El libro, aparecido en 2004, se llamó Who We Are, y allí Huntington anticipaba un escenario pesimista para Estados Unidos como consecuencia de la “amenaza mexicana”. Se apoyaba en un catálogo de viejos estereotipos: el rechazo de los mexicanos y otros latinoamericanos residentes en Estados Unidos a la asimilación en el mainstream y a los valores anglo-protestantes que forjaron “el sueño americano”. Su terca perseverancia en el uso del español y su resistencia al monolingüismo eran presentados como ataques a los fundamentos de la cultura anglo-protestante y el “credo americano” expuesto por Jefferson en su primer mensaje inaugural el 1º de marzo de 1801, basado en los principios de Estado de derecho, imperio de la ley, bien común, gobierno de la mayoría con respeto de la minoría, tolerancia religiosa, unión y gobierno representativo.

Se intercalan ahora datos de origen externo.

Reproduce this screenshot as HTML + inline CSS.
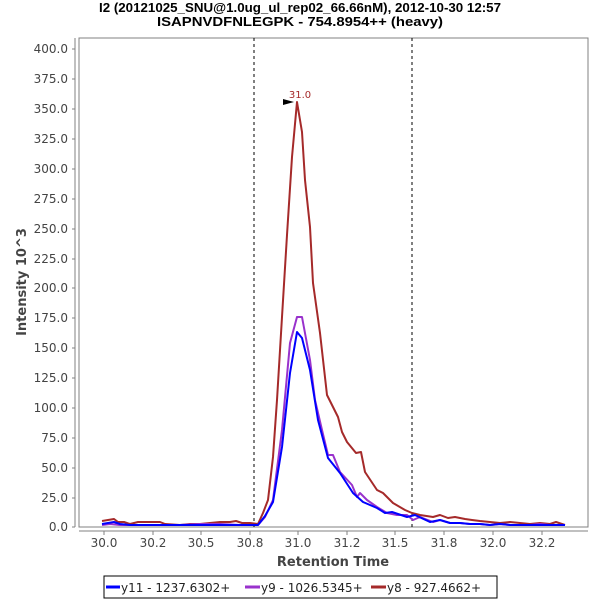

Según Huntington, la cultura anglo-protestante de Estados Unidos fue debilitada por las doctrinas del multiculturalismo y la diversidad, que fueron acogidas en los círculos intelectuales y políticos más influyentes. El surgimiento de identidades de grupo basadas en raza, etnicidad y género habrían minado la identidad nacional, así como el impacto de diásporas culturales transnacionales, el creciente volumen de inmigrantes con doble nacionalidad y el peso de las identidades cosmopolitas y transnacionales en las elites intelectuales, empresariales y políticas de Estados Unidos. En la nueva era, el desafío más importante y cercano procedería de la inmigración de mexicanos, por las siguientes razones: las tasas de fertilidad superiores a las de los americanos blancos y negros, la contigüidad territorial que asegura la continuidad en los contactos con familias, amigos y vínculos socioculturales de origen, la ilegalidad en el ingreso de la mayoría de inmigrantes, la persistencia del flujo migratorio, la concentración territorial en el sudoeste de Estados Unidos y la presencia histórica.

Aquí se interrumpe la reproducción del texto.